February 28, 2019, Santa Rosa, CA — The Hispanic Outlook on Education Magazine listed Santa Rosa Junior College (SRJC) as one of the nation’s “Top 50 Community Colleges for Hispanics” in its Feb. 25 edition. According to the American Association of Community Colleges (AACC), there are currently about 1,132 community colleges in the U.S.
SRJC was particularly highlighted for having the greatest number of Latinx students receiving degrees and certificates (#28) and having the greatest total enrollment of Latinx students (#50).
SRJC received designation as a Hispanic Serving Institution (HSI) by the US Department of Education in 2013 due to its Latinx enrollment and robust programs and services aimed at supporting its Latinx population. Currently, 34% of all students enrolled at SRJC are Latinx. Highlights of SRJC’s dedication to Latinx students include:
- SRJC has engaged in strong outreach efforts to improve access for first-generation students. Recent data shows that 40% of all new high school graduates enrolled at SRJC are Latinx, mirroring K-12 public school demographics of Sonoma County.
- In 2017 the Santa Rosa Junior College Board of Trustees unanimously declared the SRJC campus a “Safe Haven for Undocumented and Marginalized Populations.” In 2018, the college hired a new, dedicated Dream Center coordinator to help expand Dream Center services and assist undocumented students. SRJC’s Dream Center is unique because it provides free immigration legal services through a partnership with VIDAS non-profit.

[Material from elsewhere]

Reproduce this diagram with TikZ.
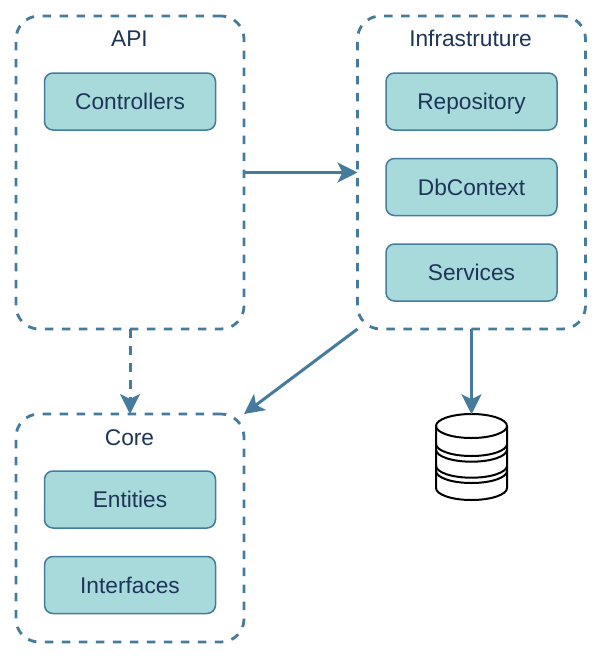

- The SRJC Extended Opportunities Programs and Services (EOPS) serves over 700 first-generation students and provides them with dedicated counseling services, book grants, and priority registration.
- The SRJC Mathematics, Engineering, Science Achievement (MESA) program serves educationally and economically disadvantaged students majoring in calculus-based majors, so they can excel in math and science and attain STEM degrees from four-year institutions. MESA currently serves over 150 SRJC students.
- The Student Equity and Achievement (SEA) program funded by the state has helped SRJC create services such as the Puente learning community, tutorial services, counseling, and other interventions aimed at assisting first-generation students to succeed in college.
SRJC President Frank Chong said that he’s proud that the college is being recognized for its efforts to support Latinx students. “The demographics of our community are changing and SRJC is dedicated to adjust and grow to meet the current needs of all of our students,” he said.